Si le mémoire montre avec justesse l’influence de la culture chrétienne sur l’œuvre de Pierre Bottero, et comment elle la traverse, ce n’est pas pour autant un blanc saint pour cette tradition de la fantasy à la Tolkien, qui s’en retrouve parfois pastichée. J’ai trouvé que le mémoire, bien que présentant d’autres entorses de Pierre aux codes de la fantasy, a manqué un peu de cette lecture critique.

En effet, Pierre Bottero, bien que traversé par l’imaginaire pastoral, les idées de destinées, de prophéties, d’élus, qu’il met en scène, met également à mal cet imaginaire en en détournant les codes dans Le Pacte des Marchombres.
Tout d’abord avec Ewilan, qui prend la place d’Élu qui était due à son frère Akiro. Puis, pourtant désignée par le mystique Œil d’Otolep pour sauver le monde, Ewilan se fera elle-même voler la vedette d’Élue dans Les Mondes d’Ewilan par Ellundril Chariakin. Et cette dernière n’est pas plus Élue qu’Ewilan, elle n’avait juste “jamais voyagé à dos de Dragon“.
Ensuite dans Ellana, je suis en désaccord profond sur l’interprétation de la greffe comme pouvoir divin : “La scène fait d’Ellana, à son tour, une élue à qui l’on confère un pouvoir exceptionnel normalement réservé aux marchombres qui ont le cœur le plus pur : la greffe“, qui me semble insuffisamment justifiée. En effet, d’où viennent les idées de cœur pur, d’élue dans le marchombre ? Au contraire, la greffe me semble être un reflet du marchombre et qui lui correspond pleinement ; elle n’est pas un pouvoir supplémentaire tombé du ciel, qui impliquerait une limite : “La voie des marchombres est l’harmonie. Leurs compétences ne reposent sur aucun Don tombé du ciel et ils n’ont donc aucune limite.” exprime Ellundril Chariakin dans un épigraphe des Tentacules du Mal. Nillem, qui voit justement en la greffe la consécration qu’il est bien marchombre, qu’il est bien “élu”, se la voit refusée.
Dans la même idée, bien que la prophétie contribue à l’imaginaire de la destinée, Ellana est une œuvre en rupture ; la prophétie est tournée en dérision. Puisqu’elle est en effet auto-réalisatrice : c’est parce-que Nillem et les mercenaires du Chaos font le choix de la suivre (Sayanel dans La Prophétie : “Cet enfant est bien celui dont parle la prophétie […] et, en ravissant Destan à ses parents, les fils du Chaos ont placé leur sort entre ses mains.“), qu’ils œuvrent à leur propre impasse.

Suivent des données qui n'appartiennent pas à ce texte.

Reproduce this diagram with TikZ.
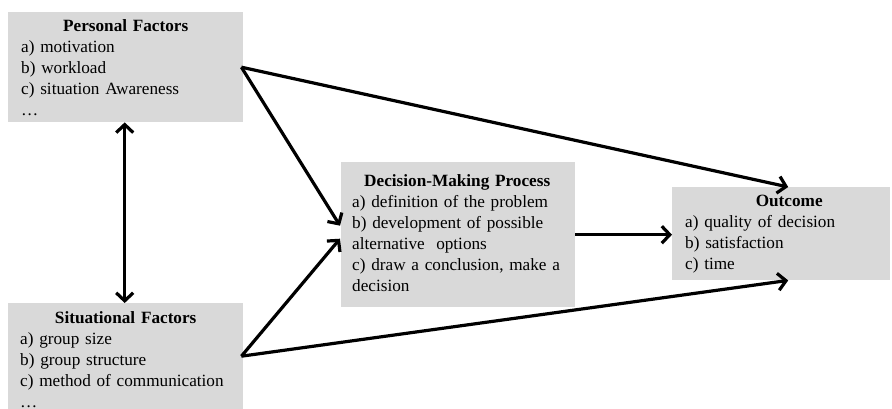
\documentclass[tikz,border=0pt]{standalone}
\usepackage{fontspec}
\setmainfont{Liberation Serif}
\usetikzlibrary{arrows.meta}
\definecolor{boxgray}{HTML}{D9D9D9}
\tikzset{
  box/.style={fill=boxgray, draw=none, inner sep=0pt, anchor=north west},
  txt/.style={inner sep=0pt, anchor=north west, font=\fontsize{17.2}{21}\selectfont},
  conn/.style={line width=3.2pt, -{Straight Barb[length=8pt,width=17pt]}},
  dconn/.style={line width=3.2pt, {Straight Barb[length=8pt,width=17pt]}-{Straight Barb[length=8pt,width=17pt]}}
}
\begin{document}
\begin{tikzpicture}[x=1pt,y=-1pt]
\useasboundingbox (0,0) rectangle (892,409);
% boxes
\node[box, minimum width=235pt, minimum height=110pt] (pf) at (8,12) {};
\node[box, minimum width=235pt, minimum height=106pt] (sf) at (8,303) {};
\node[box, minimum width=234pt, minimum height=145pt] (dm) at (341,162) {};
\node[box, minimum width=218pt, minimum height=93pt] (oc) at (672,187) {};
% texts
\node[txt, text width=209pt] (pft) at (21,19)
  {\centering\textbf{Personal Factors}\par\raggedright
   a) motivation\\ b) workload\\ c) situation Awareness\\ \dots};
\node[txt, text width=211pt] (sft) at (20,311)
  {\centering\textbf{Situational Factors}\par\raggedright
   a) group size\\ b) group structure\\ c) method of communication\\ \dots};
\node[txt, text width=210pt] (dmt) at (352,174)
  {\centering\textbf{Decision-Making Process}\par\raggedright
   a) definition of the problem\\ b) development of possible\\ alternative~ options\\ \mbox{c) draw a conclusion, make a}\\ decision};
\node[txt, text width=208pt] (oct) at (685,195)
  {\centering\textbf{Outcome}\par\raggedright
   a) quality of decision\\ b) satisfaction\\ c) time};
% connectors
\draw[dconn] ([xshift=-1pt]pf.south) -- ([xshift=-1pt]sf.north);
\draw[conn] ([xshift=-2pt]pf.east) -- ([yshift=9pt,xshift=-1pt]dm.west);
\draw[conn] ([xshift=-2pt]sf.east) -- ([yshift=-4pt,xshift=-1pt]dm.west);
\draw[conn] ([xshift=-2pt]pf.east) -- ([xshift=7pt]oc.north);
\draw[conn] ([xshift=-2pt]sf.east) -- ([xshift=7pt]oc.south);
\draw[conn] (dm.east) -- (dm.east -| oc.west);
\end{tikzpicture}
\end{document}
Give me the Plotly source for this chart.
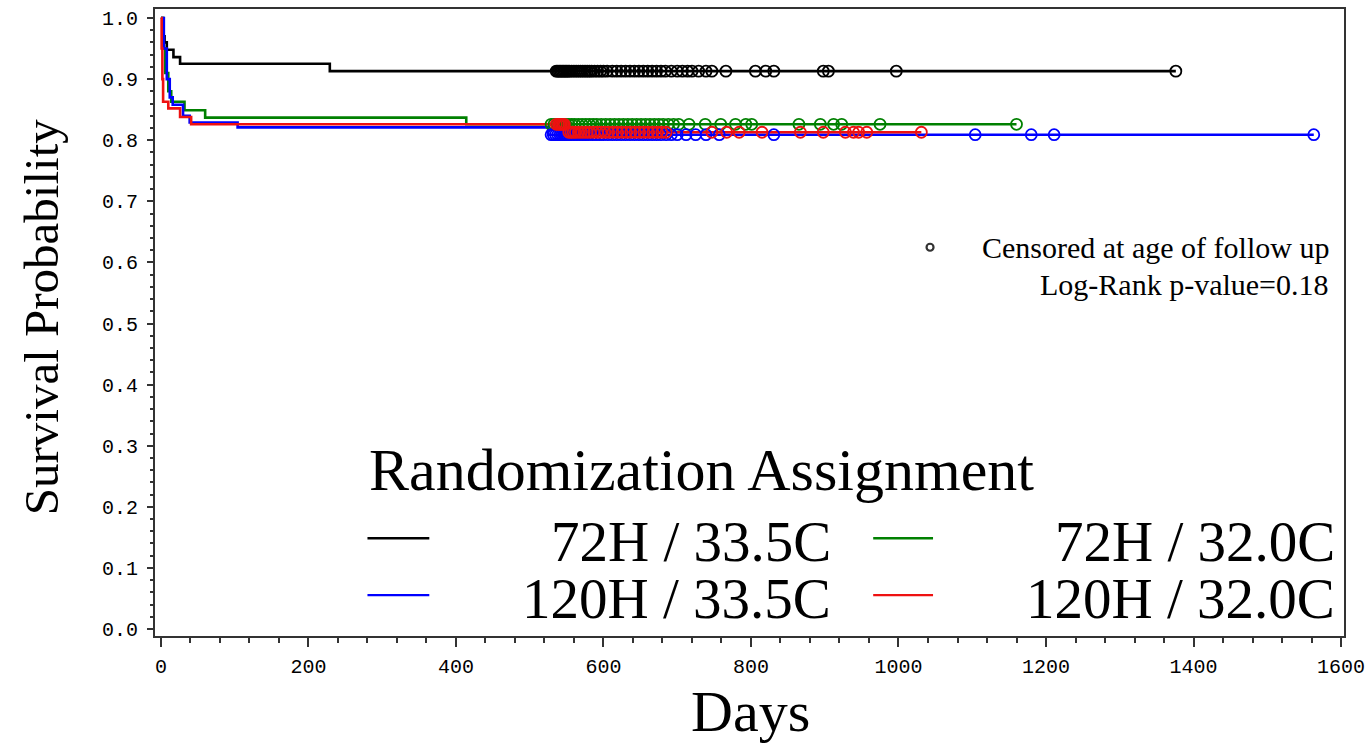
import plotly.graph_objects as go

# ---------------- data ----------------
group_names = ["72H / 33.5C", "72H / 32.0C", "120H / 33.5C", "120H / 32.0C"]
group_colors = ["#000000", "#008000", "#0000ff", "#ee1111"]

# event times (days) and survival after each step
black_times = [0, 3, 5, 8, 17, 26, 229]
black_surv = [1.0, 0.97, 0.96, 0.948, 0.936, 0.925, 0.913]
black_censor = [536, 538, 540, 542, 544, 546, 548, 550, 552, 554, 557, 560, 563, 566, 569,
                572, 575, 578, 581, 584, 588, 592, 596, 600, 605, 612, 618, 624, 630, 636,
                642, 648, 654, 660, 666, 672, 678, 684, 692, 700, 707, 714, 720, 729, 739,
                747, 766, 806, 820, 831, 898, 905, 997, 1376]

green_times = [0, 3, 6, 10, 14, 32, 60, 414]
green_surv = [1.0, 0.95, 0.91, 0.88, 0.863, 0.849, 0.837, 0.826]
green_censor = [529, 533, 537, 541, 545, 549, 553, 557, 561, 566, 571, 576, 581, 586, 591,
                597, 603, 609, 615, 621, 627, 633, 639, 645, 651, 657, 663, 669, 675, 681,
                688, 695, 702, 716, 738, 759, 779, 793, 801, 865, 894, 912, 923, 975, 1160]

blue_times = [0, 4, 8, 12, 16, 30, 39, 104, 525]
blue_surv = [1.0, 0.95, 0.9, 0.87, 0.858, 0.84, 0.829, 0.821, 0.809]
blue_censor = [529, 532, 535, 538, 541, 544, 547, 550, 553, 556, 560, 564, 568, 572, 576,
               580, 585, 590, 595, 600, 606, 612, 618, 624, 630, 636, 642, 648, 654, 660,
               666, 672, 678, 685, 692, 700, 712, 725, 739, 757, 831, 1104, 1180, 1211, 1563]

red_times = [0, 1, 2, 3, 10, 26, 41, 550]
red_surv = [1.0, 0.95, 0.9, 0.863, 0.852, 0.838, 0.826, 0.813]
red_censor = [536, 539, 541, 543, 545, 547, 553, 556, 559, 562, 566, 570, 574, 578, 582,
              587, 592, 597, 602, 607, 613, 619, 625, 631, 637, 643, 649, 655, 661, 667,
              673, 679, 685, 747, 767, 784, 815, 867, 898, 928, 939, 946, 957, 1031]

x_tick_vals = [0, 200, 400, 600, 800, 1000, 1200, 1400, 1600]
y_tick_vals = [0.0, 0.1, 0.2, 0.3, 0.4, 0.5, 0.6, 0.7, 0.8, 0.9, 1.0]

legend_title = "Randomization Assignment"
censor_label = "Censored at age of follow up"
pvalue_label = "Log-Rank p-value=0.18"
x_title = "Days"
y_title = "Survival Probability"

# ---------------- figure ----------------
W, H = 1372, 747
L, R, T, B = 155, 25, 7, 111
PW, PH = W - L - R, H - T - B


def px_x(px):
    return (px - L) / PW


def px_y(py):
    return (H - B - py) / PH


def surv_at(times, surv, t):
    val = surv[0]
    for ti, si in zip(times, surv):
        if ti <= t:
            val = si
    return val


groups = [
    (group_names[0], group_colors[0], black_times, black_surv, black_censor),
    (group_names[1], group_colors[1], green_times, green_surv, green_censor),
    (group_names[2], group_colors[2], blue_times, blue_surv, blue_censor),
    (group_names[3], group_colors[3], red_times, red_surv, red_censor),
]

fig = go.Figure()
for name, color, times, surv, cens in groups:
    end_t = max(max(cens), times[-1])
    fig.add_trace(go.Scatter(
        x=times + [end_t], y=surv + [surv[-1]],
        mode="lines", line=dict(color=color, width=2.6, shape="hv"),
        name=name, showlegend=False, hoverinfo="skip"))
for name, color, times, surv, cens in groups:
    fig.add_trace(go.Scatter(
        x=cens, y=[surv_at(times, surv, c) for c in cens],
        mode="markers",
        marker=dict(symbol="circle-open", size=11, color=color, line=dict(width=1.8, color=color)),
        name=name + " censored", showlegend=False))

serif = "Liberation Serif"
mono = "Liberation Mono"

annotations = [
    dict(text=x_title, x=px_x(752), y=px_y(712), xref="paper", yref="paper",
         xanchor="center", yanchor="middle", showarrow=False,
         font=dict(family=serif, size=58, color="black")),
    dict(text=y_title, x=px_x(41), y=px_y(316), xref="paper", yref="paper", textangle=-90,
         xanchor="center", yanchor="middle", showarrow=False,
         font=dict(family=serif, size=49, color="black")),
    dict(text=legend_title, x=px_x(368), y=px_y(469), xref="paper", yref="paper",
         xanchor="left", yanchor="middle", showarrow=False,
         font=dict(family=serif, size=60, color="black")),
    dict(text=censor_label, x=px_x(1334), y=px_y(246), xref="paper", yref="paper",
         xanchor="right", yanchor="middle", showarrow=False,
         font=dict(family=serif, size=30, color="black")),
    dict(text=pvalue_label, x=px_x(1334), y=px_y(283), xref="paper", yref="paper",
         xanchor="right", yanchor="middle", showarrow=False,
         font=dict(family=serif, size=30, color="black")),
]

# legend entries: (sample line x0, x1, text right edge, row centre)
legend_pos = [(368, 430, 835, 541), (875, 935, 1340, 541), (368, 430, 835, 598), (875, 935, 1340, 598)]
shapes = []
for (name, color, *_), (lx0, lx1, tx, ry) in zip(groups, legend_pos):
    shapes.append(dict(type="line", xref="paper", yref="paper",
                       x0=px_x(lx0), x1=px_x(lx1), y0=px_y(ry - 3), y1=px_y(ry - 3),
                       line=dict(color=color, width=2.4)))
    annotations.append(dict(text=name, x=px_x(tx), y=px_y(ry), xref="paper", yref="paper",
                            xanchor="right", yanchor="middle", showarrow=False,
                            font=dict(family=serif, size=57, color="black")))

# censored symbol for the inset key
shapes.append(dict(type="circle", xref="paper", yref="paper", xsizemode="pixel", ysizemode="pixel",
                   xanchor=px_x(932), yanchor=px_y(246), x0=-3.5, x1=3.5, y0=-3.5, y1=3.5,
                   line=dict(color="#333333", width=2.2)))

axis_common = dict(
    showline=True, linecolor="#333333", linewidth=2, mirror=True,
    showgrid=False, zeroline=False, ticks="outside", tickcolor="#333333", tickwidth=1.5,
    tickfont=dict(family=mono, size=20, color="black"),
)

fig.update_layout(
    width=W, height=H,
    margin=dict(l=L, r=R, t=T, b=B),
    paper_bgcolor="white", plot_bgcolor="white",
    showlegend=False,
    xaxis=dict(range=[-8, 1604], tickvals=x_tick_vals, ticklen=9, ticklabelstandoff=2,
               minor=dict(dtick=40, tick0=0, ticklen=5, ticks="outside", tickcolor="#333333",
                          tickwidth=1.5, showgrid=False),
               **axis_common),
    yaxis=dict(range=[-0.0114, 1.0147], tickvals=y_tick_vals, tickformat=".1f", ticklen=6,
               ticklabelstandoff=5,
               minor=dict(dtick=0.02, tick0=0, ticklen=3, ticks="outside", tickcolor="#333333",
                          tickwidth=1.5, showgrid=False),
               **axis_common),
    annotations=annotations,
    shapes=shapes,
)

fig.write_html(
    "out.html",
    config={"displayModeBar": False},
    post_script="document.body.style.margin='0px';document.body.style.padding='0px';"
                "document.documentElement.style.overflow='hidden';",
)
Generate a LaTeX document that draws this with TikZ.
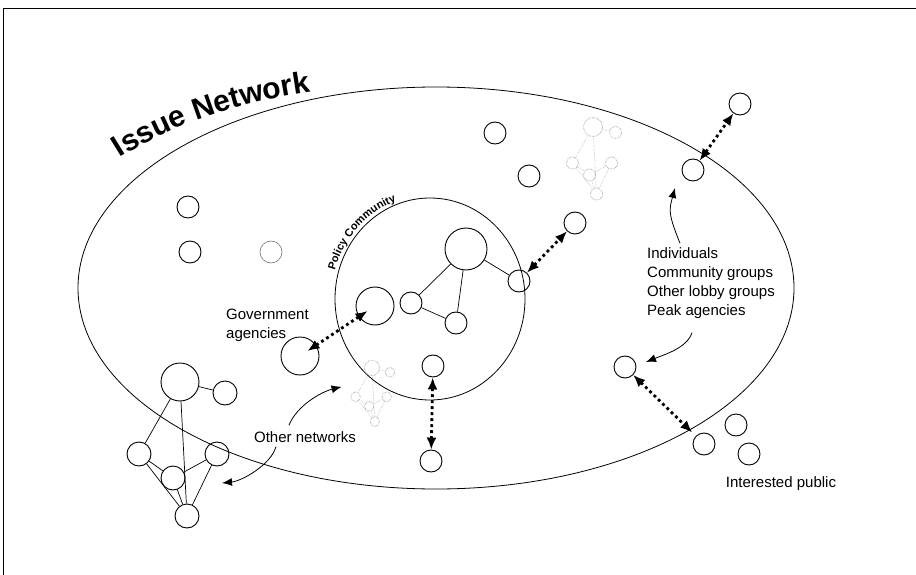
\documentclass[tikz,border=0pt]{standalone}
\usepackage{fontspec}
\setmainfont{Liberation Sans}
\usetikzlibrary{arrows.meta,calc,decorations.text}

\tikzset{
  actor/.style={circle, draw, line width=0.9pt, minimum size=22pt, inner sep=0pt},
  bigactor/.style={actor, minimum size=38pt},
  link/.style={line width=0.7pt},
  dotlink/.style={{Latex[length=12pt,width=10pt]}-{Latex[length=12pt,width=10pt]},
    line width=2.8pt, dash pattern=on 2.8pt off 3.2pt},
  callout/.style={-{Latex[length=10pt,width=8pt]}, line width=0.8pt},
  lbl/.style={font=\fontsize{15}{19}\selectfont, align=left, inner sep=0pt},
  faintnet/.style={transform shape, black!40, densely dotted,
    every node/.append style={line width=0.5pt}, link/.append style={line width=0.5pt}},
  % small network of actors, reused for the other networks
  pics/subnet/.style={code={
    \node[bigactor] (-hub) at (0,0) {};
    \node[actor, minimum size=24pt] (-side) at (45,11) {};
    \node[actor, minimum size=24pt] (-left) at (-41,72) {};
    \node[actor, minimum size=24pt] (-right) at (37,72) {};
    \node[actor, minimum size=24pt] (-mid) at (-7,96) {};
    \node[actor, minimum size=24pt] (-bottom) at (7,134) {};
    \draw[link] (-hub) -- (-side) (-hub) -- (-left) (-hub) -- (-bottom)
      (-left) -- (-mid) (-left) -- (-bottom) (-right) -- (-mid)
      (-right) -- (-bottom) (-mid) -- (-bottom);
  }}
}

\begin{document}
\begin{tikzpicture}[x=1pt, y=-1pt]
\useasboundingbox (0,0) rectangle (916,575);

% frame
\draw[line width=0.8pt] (3,575) -- (3,8) -- (916,8);

% issue network and policy community
\draw[line width=0.8pt] (436,288) ellipse [x radius=358, y radius=201];
\draw[line width=0.8pt] (430,299) ellipse [x radius=95, y radius=101];
\path[decorate, decoration={text along path,
    text={|\fontsize{30}{30}\selectfont\bfseries|Issue Network}}]
  (120,158) .. controls (180,120) and (255,96) .. (345,88);
\path[decorate, decoration={text along path,
    text={|\fontsize{11}{11}\selectfont\bfseries|Policy Community}}]
  (430,299) ++(196:99 and 104) arc[start angle=196, end angle=268, x radius=99, y radius=104];

% actors in the issue network
\node[actor] (iss1) at (188,207) {};
\node[actor] (iss2) at (190,252) {};
\node[actor, draw=black!55, line width=0.6pt] (iss3) at (271,252) {};
\node[actor] (iss4) at (495,133) {};
\node[actor] (iss5) at (529,176) {};
\node[actor] (iss6) at (575,223) {};
\node[actor] (iss7) at (433,366) {};
\node[actor] (bnd1) at (693,170) {};
\node[actor] (out1) at (740,104) {};
\node[actor] (out2) at (431,461) {};
\node[actor] (lob) at (625,367) {};
\node[actor] (pub1) at (704,444) {};
\node[actor] (pub2) at (736,425) {};
\node[actor] (pub3) at (749,454) {};

% policy community
\node[bigactor] (govin) at (375,306) {};
\node[bigactor] (govout) at (300,356) {};
\node[actor, minimum size=42pt] (pcA) at (466,249) {};
\node[actor] (pcB) at (519,281) {};
\node[actor] (pcC) at (411,303) {};
\node[actor] (pcD) at (456,323) {};
\draw[link] (pcA) -- (pcB) (pcA) -- (pcC) (pcA) -- (pcD) (pcC) -- (pcD);

% other networks
\pic (ln) at (180,382) {subnet};
\pic[faintnet, scale=0.5] (tn) at (593,127) {subnet};
\pic[faintnet, scale=0.4] (bn) at (372,368) {subnet};

% exchanges
\draw[dotlink, shorten <=9pt, shorten >=9pt] (govin.center) -- (govout.center);
\draw[dotlink] (pcB) -- (iss6);
\draw[dotlink] (iss7) -- (out2);
\draw[dotlink] (bnd1) -- (out1);
\draw[dotlink, shorten >=5pt] (lob) -- (pub1);

% labels
\node[lbl, anchor=west] (govlbl) at (226,325) {Government\\agencies};
\node[lbl] (netlbl) at (305,437) {Other networks};
\node[lbl, anchor=west] (actors) at (647,283)
  {Individuals\\Community groups\\Other lobby groups\\Peak agencies};
\node[lbl] (publbl) at (781,484) {Interested public};

% callouts
\draw[callout] ($(actors.north west)+(33,-4)$) .. controls +(-12,-30) and +(-6,22) .. ($(bnd1)+(-18,18)$);
\draw[callout] ($(actors.south west)+(45,14)$) .. controls +(-5,15) and +(20,-8) .. ($(lob)+(21,-5)$);
\draw[callout] ($(netlbl.north west)+(35,-6)$) .. controls +(8,-20) and +(-20,5) .. ($(bn-left)+(-14,-10)$);
\draw[callout] ($(netlbl.south west)+(22,4)$) .. controls +(-5,18) and +(20,-2) .. ($(ln-right)+(5,29)$);
\end{tikzpicture}
\end{document}
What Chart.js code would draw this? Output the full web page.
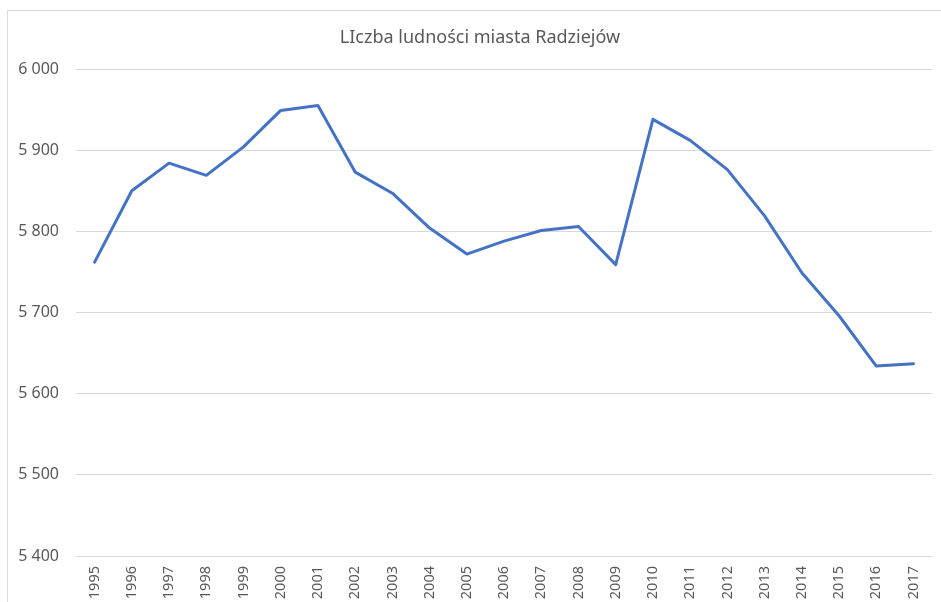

Enfin, l’idée qu’Ellana mène Gwendalavir à la “révolution” me semble être excessif. Déjà parce que la victoire de l’Harmonie perpétue le système de Gwendalavir, en maintenant l’équilibre plus qu’en le brisant. L’empire, monde fantasy aux consonances féodales, et ses inégalités, restent. Ensuite parce qu’Ellana ne fait pas grand chose du tome trois si ce n’est récupérer de sa blessure et chercher son fils, elle doit sa survie à autrui ; et la victoire sur le Chaos est due au collectif, aux nombreux liens qu’elle a su tisser avant plus qu’à un élu.

Conclusion

Malgré ces quelques points qui posent question, la majorité du mémoire est empli d’excellentes interprétations autour des lieux et espaces, et foisonne également de superbes trouvailles qui raviront les lecteurs assez déterminés pour la lecture.

“En choisissant d’écrire pour la jeunesse, Bottero confronte son univers à des contraintes, qui lui imposent le paradoxe de faire du complexe de manière simple, et de faire du simple de manière complexe. De cette façon on crée plusieurs niveaux de lecture, qui permettent à chacun d’y trouver ce dont il a besoin ou ce dont il est capable de comprendre.”
Mélanie Maillard

Comme le dernier mémoire que j’ai lu, il s’agit sans contexte d’un travail d’une grande qualité qui aide à aborder les doubles lectures de l’œuvre, et nous donne matière à réflexion !
Je voudrais également remercier Mélanie pour le partage de ce travail de longue haleine dont elle peut être fière.

Bonne lecture =).

La profondeur du monde onirique dans lequel nous mène Pierre Bottero, agit de telle sorte qu’on ne distingue plus les frontières entre le réel et l’irréel, créant finalement le surréel dans la vie du lecteur.